L'économie française rencontrant un problème structurel de compétitivité, les solutions ne peuvent être que structurelles. Certes, la modération salariale allemande est singulière. De fait, c'est à l'intérieur même de la zone euro – où il n'y a pas de problème de change ni de niveau de la monnaie – qu'apparaissent les déséquilibres. Peut-être les salaires sont-ils un peu trop bas en Allemagne et un peu trop élevés dans notre pays, au regard de ce qui est produit et des performances productives.
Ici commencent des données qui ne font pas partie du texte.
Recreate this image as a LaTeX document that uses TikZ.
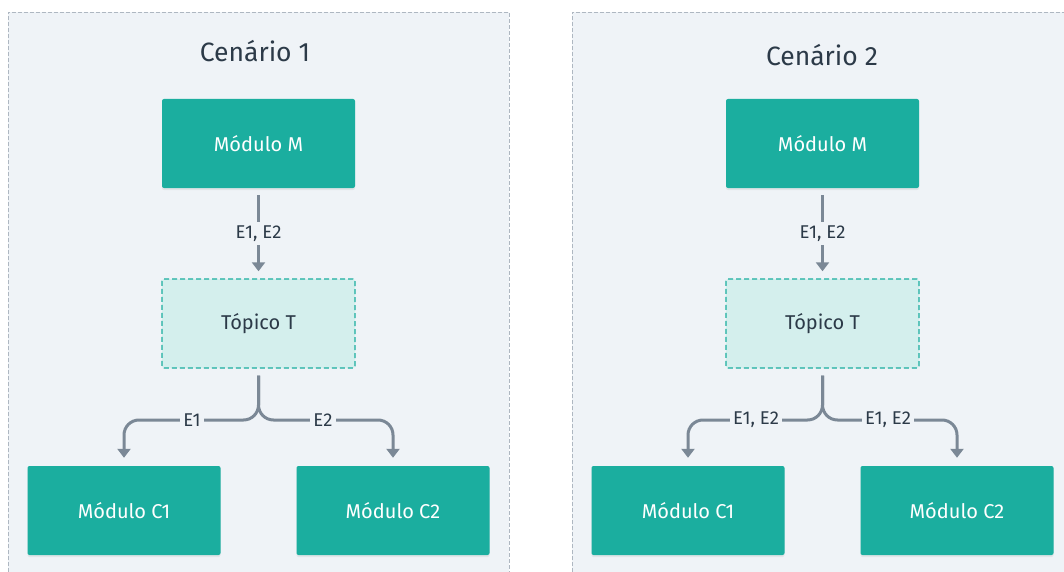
\documentclass[tikz,border=0pt]{standalone}
\usepackage{fontspec}
\setmainfont{Fira Sans}
\usetikzlibrary{arrows.meta,calc,shadows}
\definecolor{teal}{HTML}{1BAE9F}
\definecolor{tealbg}{HTML}{D4EFED}
\definecolor{panelbg}{HTML}{EFF3F7}
\definecolor{panelline}{HTML}{AEB7C1}
\definecolor{conncol}{HTML}{7B8896}
\definecolor{textdark}{HTML}{2C3A48}
\tikzset{
  panelfill/.style={fill=panelbg},
  panel/.style={draw=panelline,dash pattern=on 4pt off 2pt,line width=0.9pt},
  title/.style={font=\fontsize{26.5}{30}\selectfont,text=textdark},
  module/.style={fill=teal,rounded corners=2pt,minimum width=193pt,minimum height=89pt,
    text=white,font=\fontsize{20}{23}\selectfont,
    drop shadow={opacity=0.12,shadow xshift=0pt,shadow yshift=-2pt}},
  topic/.style={fill=tealbg,draw=teal,dash pattern=on 5pt off 3pt,line width=1.4pt,rounded corners=2pt,
    minimum width=193pt,minimum height=89pt,text=textdark,font=\fontsize{20}{23}\selectfont},
  conn/.style={draw=conncol,line width=3pt,-{Triangle[width=13pt,length=9pt]}},
  elabel/.style={fill=panelbg,text=textdark,font=\fontsize{18.5}{21}\selectfont,inner sep=3.5pt},
}
\begin{document}
\begin{tikzpicture}[x=1pt,y=-1pt]
\useasboundingbox (0,0) rectangle (1064,572);
\fill[white] (0,0) rectangle (1064,572);
% panels
\fill[panelfill] (8,12) rectangle (509,590);
\fill[panelfill] (572,12) rectangle (1080,590);
\draw[panel] (8,590) -- (8,12) -- (509,12) -- (509,590);
\draw[panel] (572,590) -- (572,12) -- (1080,12);
\node[title] (t1) at (255,51) {Cenário 1};
\node[title] (t2) at (822,55) {Cenário 2};
% scenario 1
\node[module] (M1) at (258.5,143.5) {Módulo M};
\node[topic] (T1) at (258.5,323.5) {Tópico T};
\node[module] (C11) at (124,510.5) {Módulo C1};
\node[module] (C21) at (393,510.5) {Módulo C2};
% scenario 2
\node[module] (M2) at (822.5,143.5) {Módulo M};
\node[topic] (T2) at (822.5,323.5) {Tópico T};
\node[module] (C12) at (688,510.5) {Módulo C1};
\node[module] (C22) at (957,510.5) {Módulo C2};
\coordinate (h) at (0,420);
% connectors 1
\draw[conn,shorten <=7pt,shorten >=7pt] (M1.south) -- (T1.north) node[elabel,midway] (l1) {E1, E2};
\coordinate (s1) at ($(T1.south)+(0,7)$);
\coordinate (a1) at ($(C11.north)+(0,-8)$);
\coordinate (b1) at ($(C21.north)+(0,-8)$);
\draw[conn,rounded corners=15pt] (s1) -- (s1 |- h) -- (a1 |- h) -- (a1);
\draw[conn,rounded corners=15pt] (s1) -- (s1 |- h) -- (b1 |- h) -- (b1);
\node[elabel] (e11) at (192,420) {E1};
\node[elabel] (e21) at (323,420) {E2};
% connectors 2
\draw[conn,shorten <=7pt,shorten >=7pt] (M2.south) -- (T2.north) node[elabel,midway] (l2) {E1, E2};
\coordinate (s2) at ($(T2.south)+(0,7)$);
\coordinate (a2) at ($(C12.north)+(0,-8)$);
\coordinate (b2) at ($(C22.north)+(0,-8)$);
\draw[conn,rounded corners=15pt] (s2) -- (s2 |- h) -- (a2 |- h) -- (a2);
\draw[conn,rounded corners=15pt] (s2) -- (s2 |- h) -- (b2 |- h) -- (b2);
\node[elabel] (e12) at (756,420) {E1, E2};
\node[elabel] (e22) at (888,420) {E1, E2};
\end{tikzpicture}
\end{document}
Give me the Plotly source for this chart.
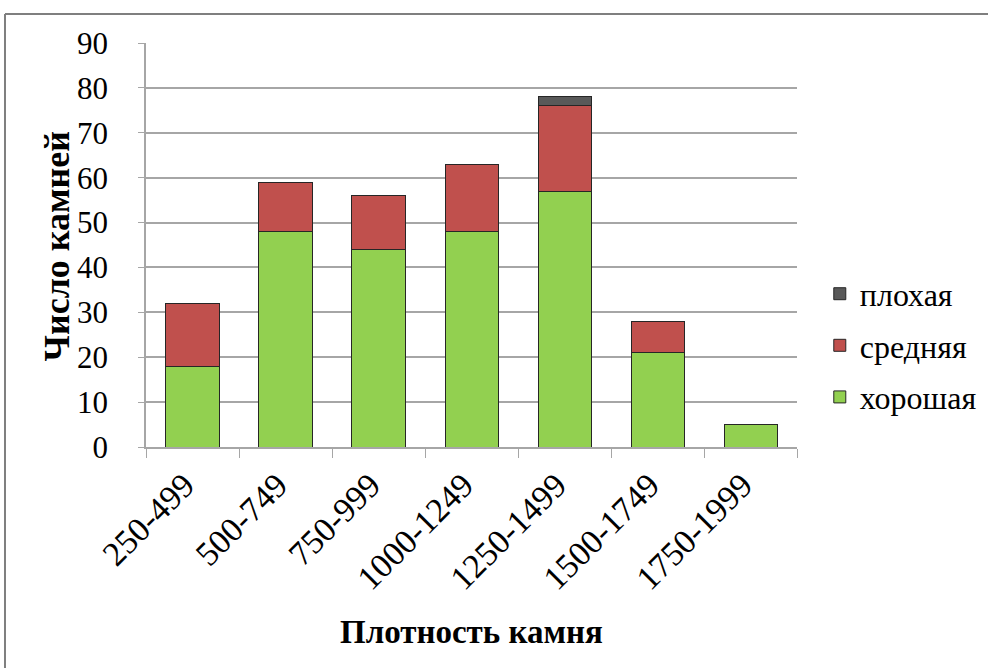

Autrement dit, en attendant que les effets des réformes structurelles se fassent sentir, nous devons exporter davantage, des produits moins chers et, pour cela, innover.
Pour répondre à notre problème de soldes courants, deux voies complémentaires s'offrent donc à nous : les réformes structurelles et, à moyen terme, une bouffée d'oxygène, car nos entreprises ne pourront pas éternellement rogner sur leurs marges.
Les réformes structurelles, on le sait, passent par le marché du travail et le marché des biens. Dans un pays comme la France, on peut attendre des améliorations considérables d'une réforme du marché des biens : on peut ainsi envisager une dynamisation de la productivité de 0,5 point par an simplement en abaissant les régulations anti-compétitives qui brident les innovations.
Nous avons déjà un peu parlé du marché du travail. Notre droit du travail est le plus complexe de tous les pays industrialisés, le plus difficile à prendre en charge par les partenaires sociaux, qui sont précisément censés s'assurer de sa bonne mise en oeuvre dans les entreprises, et le moins protecteur, en raison de sa complexité.
Depuis une dizaine d'années, Jacques Barthélemy et moi-même avons développé la thèse suivante dans plusieurs travaux qui ont été publiés : il est possible d'améliorer non seulement la protection du travailleur, mais aussi la performance économique de notre droit social et de notre droit du travail, en facilitant la conclusion de compromis via des accords collectifs, forcément majoritaires depuis la loi du 20 août 2008. Ces compromis mordraient à la fois sur la réglementation et sur l'autonomie du contrat de travail. Il faut donc s'intéresser à l'articulation des normes.
Nous préconisons que l'accord collectif puisse déroger à de multiples dispositions du code du travail, hormis celles qui constituent le coeur du droit du travail – toutes celles qui relèvent de l'ordre public social et du droit international, dont le droit communautaire. Ceux qui ne seraient pas capables de nouer des compromis se verraient appliquer la totalité du droit du travail.
De la même façon, l'accord collectif pourrait mordre sur l'autonomie du contrat de travail, sans déroger à l'ordre public social ni attenter aux libertés individuelles. L'exemple de l'Allemagne nous montre que la performance de l'accord collectif, quand il mord dans l'autonomie du contrat de travail, est considérable.
Des mesures telles que le choc d'offre, le pacte de compétitivité ou le crédit d'impôt, constituent une réponse transitoire, qui permet d'attendre l'effet bénéfique des réformes structurelles. Le gain que l'on en retirera sera limité dans le temps.
Le crédit d'impôt est une bonne chose, même si l'on peut être surpris que le seuil ait été fixé à 2,5 SMIC. Si, dès qu'ils dépassent 2,5 SMIC, les salariés ne sont plus éligibles au crédit d'impôt, des conséquences négatives risquent d'apparaitre, car, pour 1'euro de salaire mensuel net en plus, le coût du travail augmentera mécaniquement de 200 euros ! Cela concerne, par exemple, les activités de recherche et développement, notamment dans l'industrie. Il ne faut pas négliger les effets de seuil qui peuvent résulter d'un ciblage un peu brutal.